Inconsistent Temperature error when trying to restart a MCMC run

Closed this issue · 5 comments

Hi,

I am having an isssue when trying to resume a MCMC run with Cobaya. When it loads the previous samples, there is an error message telling me [0 : samplecollection] *ERROR* The sample seems to have an inconsistent temperature. , and then the process is stopped.

I do not understand very well what is the temperature in practice, and why it prevents cobaya from running more MCMC?
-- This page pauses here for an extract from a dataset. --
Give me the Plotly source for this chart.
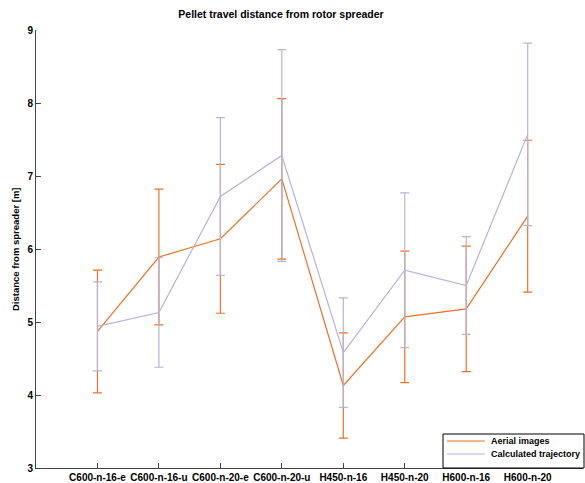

Also it could be that this inconsistent temperature comes from the first rows of the chains, that we could choose to discard at loading?
When cobaya tries to resume it prints [0 : samplecollection] Skipping 0 rows
So maybe there could be a way to discard the first rows when loading the samples to resume a run, and avoid the error about the temperature?
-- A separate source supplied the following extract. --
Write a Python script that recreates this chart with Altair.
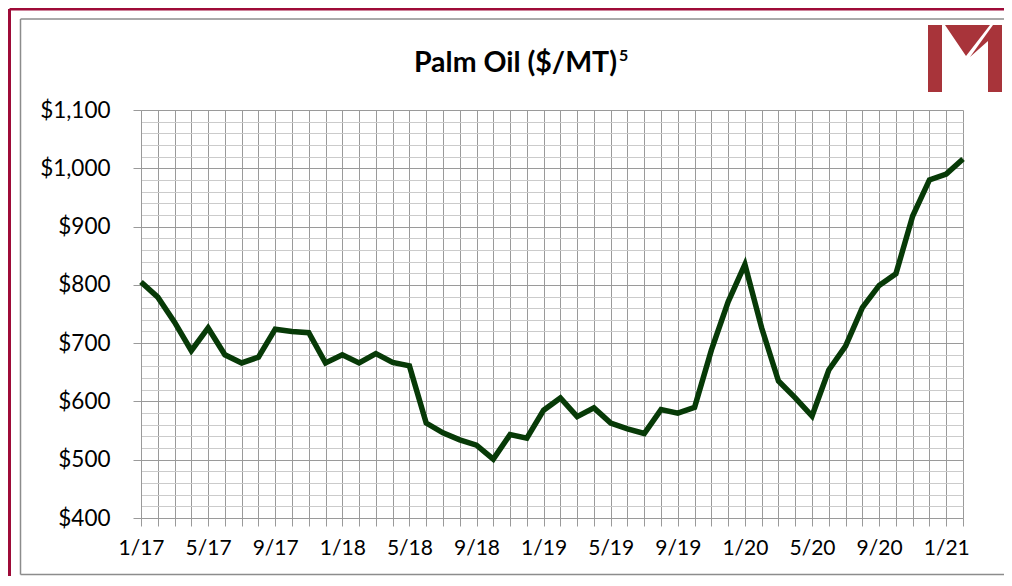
import altair as alt
import pandas as pd
import json

# ---- data ----
months = ["1/17", "2/17", "3/17", "4/17", "5/17", "6/17", "7/17", "8/17", "9/17", "10/17", "11/17", "12/17",
          "1/18", "2/18", "3/18", "4/18", "5/18", "6/18", "7/18", "8/18", "9/18", "10/18", "11/18", "12/18",
          "1/19", "2/19", "3/19", "4/19", "5/19", "6/19", "7/19", "8/19", "9/19", "10/19", "11/19", "12/19",
          "1/20", "2/20", "3/20", "4/20", "5/20", "6/20", "7/20", "8/20", "9/20", "10/20", "11/20", "12/20",
          "1/21", "2/21"]
prices = [805, 779, 736, 687, 726, 680, 666, 676, 724, 720, 718, 666,
          680, 666, 682, 667, 661, 563, 546, 534, 525, 501, 543, 537,
          585, 606, 574, 589, 563, 553, 545, 586, 580, 590, 688, 771,
          835, 726, 635, 606, 575, 654, 695, 761, 799, 819, 918, 980,
          990, 1016]
y_ticks = list(range(400, 1101, 20))
title_main = "Palm Oil ($/MT)"
title_sup = "5"

df = pd.DataFrame({"idx": list(range(len(months))), "month": months, "price": prices})

FONT = "Lato"
GRID = "#9a9a9a"
MINOR = "#cbcbcb"
MAROON = "#9e0b38"
LOGO = "#a8343a"
LINE = "#073a07"

label_arr = json.dumps(months).replace('"', "'")
x_label_expr = f"datum.value % 4 == 0 ? {label_arr}[datum.value] : ''"

x_enc = alt.X("idx:Q",
              scale=alt.Scale(domain=[0, len(months) - 1], nice=False, zero=False),
              axis=alt.Axis(values=list(range(len(months))), labelExpr=x_label_expr, title=None,
                            grid=True, gridColor=GRID, gridWidth=1,
                            domainColor=GRID, tickColor=GRID, tickSize=8,
                            labelFont=FONT, labelFontSize=21, labelColor="black",
                            labelPadding=11, labelOverlap=False, labelFlush=False, labelBound=False))
y_enc = alt.Y("price:Q",
              scale=alt.Scale(domain=[400, 1100], nice=False, zero=False),
              axis=alt.Axis(values=y_ticks, title=None,
                            labelExpr="datum.value % 100 == 0 ? '$' + format(datum.value, ',') : ''",
                            grid=True,
                            gridColor=alt.condition("datum.value % 100 == 0", alt.value(GRID), alt.value(MINOR)),
                            tickOpacity=alt.condition("datum.value % 100 == 0", alt.value(1), alt.value(0)),
                            domainColor=GRID, tickColor=GRID, tickSize=8,
                            labelFont=FONT, labelFontSize=22.5, labelColor="black",
                            labelPadding=23, labelOverlap=False, labelFlush=False, labelBound=False))

line = alt.Chart(df).mark_line(color=LINE, strokeWidth=5.5).encode(x=x_enc, y=y_enc)

one = pd.DataFrame({"k": [0]})

def rule(x1, y1, x2, y2, color, w):
    return alt.Chart(one).mark_rule(color=color, strokeWidth=w).encode(
        x=alt.value(x1), y=alt.value(y1), x2=alt.value(x2), y2=alt.value(y2))

# frame (plot origin is at page x=141, y=110)
frame = (rule(-131.5, -101, 870, -101, MAROON, 3) +
         rule(-131.5, -101, -131.5, 480, MAROON, 3) +
         rule(-120.5, -91, 870, -91, "#8c8c8c", 1.5) +
         rule(-120.5, -91, -120.5, 464.5, "#8c8c8c", 1.5) +
         rule(-120.5, 464.5, 870, 464.5, "#8c8c8c", 1.5))

title1 = alt.Chart(one).mark_text(text=title_main, font=FONT, fontSize=28.5, fontWeight="bold",
                                  align="right", baseline="alphabetic", color="black").encode(
    x=alt.value(476), y=alt.value(-38))
title2 = alt.Chart(one).mark_text(text=title_sup, font=FONT, fontSize=16, fontWeight="bold",
                                  align="left", baseline="alphabetic", color="black").encode(
    x=alt.value(478), y=alt.value(-49))

logo_path = ("M -38 -33 L -24 -33 L -24 34 L -38 34 Z "
             "M -21 -33 L 24 -33 L 0 -2 Z "
             "M 27 -33 L 36 -33 L 36 34 L 22 34 L 22 -17 L 4 -1 Z")
logo = alt.Chart(one).mark_point(shape=logo_path, size=4, filled=True, color=LOGO, opacity=1,
                                 strokeWidth=0).encode(x=alt.value(825), y=alt.value(-52))

chart = alt.layer(frame, line, title1, title2, logo).properties(
    width=822, height=408,
    padding={"left": 133, "top": 102, "right": 41, "bottom": 58},
    autosize=alt.AutoSizeParams(type="none"),
    background="white",
).configure_view(stroke=None)

chart.save("out.html", embed_options={"renderer": "svg", "actions": False})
I don't know if that make sense.

Bests,
Louis

cmbant commented

Could you attach files, or try looking at the values in collection.compute_temperature that are raising the error? (maybe allclose is too stringent after chains have been loaded from files stored with limited precision, could try changing the optional precision arguments?)

Hi Antony,

It seems that the temperature is around 1 \pm 5e-4 for some of the chains, I am sending the files attached.
If I put np.allclose(temp, temp[0], rtol=1e-3) here, then the test is passed.

I see that the stored values of logpost, loglike and logprior have an 8 digit precision.
The precision on temperature should then be
d temp / temp = 3*precision
That should be 3e-8, which is much lower than the 5e-4 values that are given when I load the chains, I dont know why it is so different.

03_param_qe_tt_n32_tot_desi_cmb.zip

[edited because of a mistake in the estimate of the error]

cmbant commented

Thanks, I'll have a look. Btw, you should update CAMB to get the fix in v1.5. (some of your chains seem to be stuck; usually it's also not necessary to do more than 4 chains)

cmbant commented

I've just relaxed the test precision for now (4d7cecf). Let me know if any of the other tests have issues. When he's back from holidays @JesusTorrado should probably also check over precision of these tests in more detail.

Thanks, it all works fine for me with this lower precision, other tests are fine.